An inventive and joyous tour turned into a ebullient Broadway show, “David Byrne’s American Utopia” (HBO, 8 p.m.) may be all you need to lift you up above the dire world all around you. Can’t-miss Talking Heads songs are mixed with Byrne’s own recent stuff and presented in such an innovative way — all entirely wireless in identical grey suits and marching in patterns — it certainly deserves to be preserved on film the way “Stop Making Sense” was.
Director Spike Lee does a good job keeping up with its unique geometry and provides historical inserts only when they cover Janelle Monaé’s “Hell You Talbot” chanting the name of those killed by police. The TV version also has one aspect they didn’t really try in the theater — marching triumphantly through the audience.
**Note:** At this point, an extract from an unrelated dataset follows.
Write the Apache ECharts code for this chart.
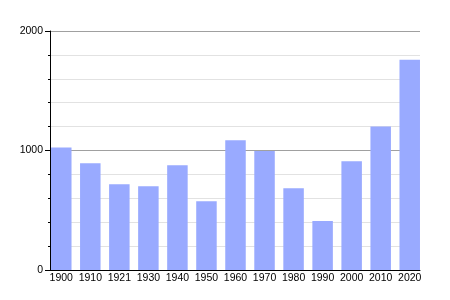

Byrne adds a bit of dialog to give it more of a theatrical framework but it’s essentially the same as the tour I reviewed here. And so great to experience again.
The new sports talk show “The Best of All the Smoke with Matt Barnes and Stephen Jackson” (Showtime, 8 p.m.) features interviews with Steph Curry and footage of the late Kobe Bryant.
“Eli Roth’s History of Horror” (AMC, 10 p.m.) looks at monster movies that reflected their times. “Cursed Films” (AMC, 11 p.m.) looks at Brandon Lee’s fateful role in “The Crow.”
In the made-for-TV “Sweet Autumn” (Hallmark, streaming), a nice and a local maple farmer inherits a candy shop and maybe have time for romance. It’s followed by the way too early “2020 Countdown to Christmas Preview Special” (Hallmark, 11 p.m.).